Overemphasis on eating pattern
Over a long period of engaging in intermittent fasting, it is not uncommon for individuals to develop rigid food rules and an unhealthy overemphasis on eating patterns. However, a degree of flexibility should be allowed in any diet to make it more realistic for day-to-day life throughout the year.
The Keto diet gets its name from the small fuel molecules the body produces called ‘ketones’. These small fuel molecules are produced when the body is in short supply of blood sugar, which is caused by a severe reduction in the amount of carbohydrates being consumed. This state, where the body depends on primarily fat and to a much smaller extent protein to produce energy, is called ketosis.
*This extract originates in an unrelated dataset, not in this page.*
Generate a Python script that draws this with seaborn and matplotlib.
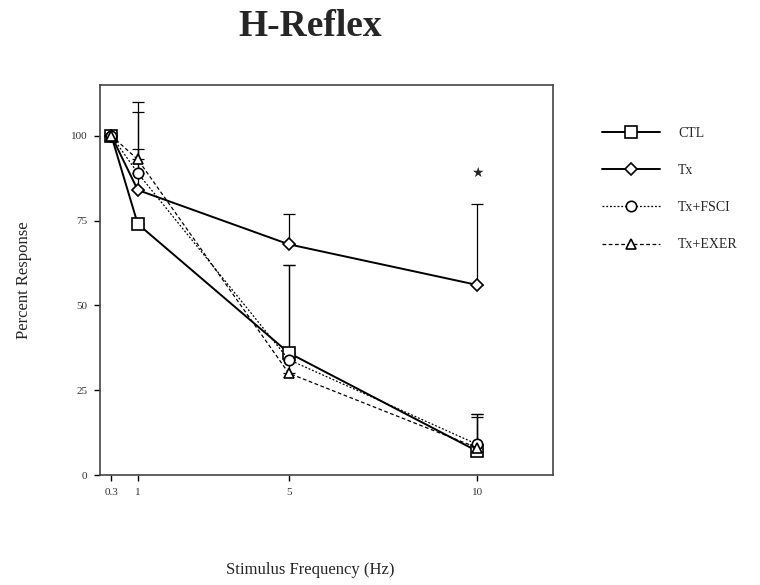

The quickest way to reach this state is through fasting, however, that is a far less sustainable approach then the Keto diet which is a low carb, high fat with moderate to high protein intake diet.
- Reduced appetite
- Fat loss
- Lowered insulin levels
- Improved body composition
- Similar to intermittent fasting there is an adaption period, which can prove to be uncomfortable
- The restrictive nature of Keto diets can make it a frustrating exercise for some individuals
There are two important takeaways from each of these diets: maintaining a high protein intake and sustainability. There are no one-size-fits all approaches but finding what suits you as an individual is always recommended. Furthermore, each diet can be supported by quality supplements to ensure your recommended macro and micro nutrient levels are being maintained. Powerhouse offers an extensive range of quality supplements for you to explore.
Ho, K. Y., Veldhuis, J. D., Johnson, M. L., Furlanetto, R., Evans, W. S., Alberti, K. G., & Thorner, M. O. (1988). Fasting enhances growth hormone secretion and amplifies the complex rhythms of growth hormone secretion in man. Journal of Clinical Investigation, 81(4), 968–975.
Heilbronn LK1, Smith SR, Martin CK, Anton SD, Ravussin E. (2005) Alternate-day fasting in nonobese subjects: effects on body weight, body composition, and energy metabolism. American Journal of Clinical Nutrition, 81(1):69-73.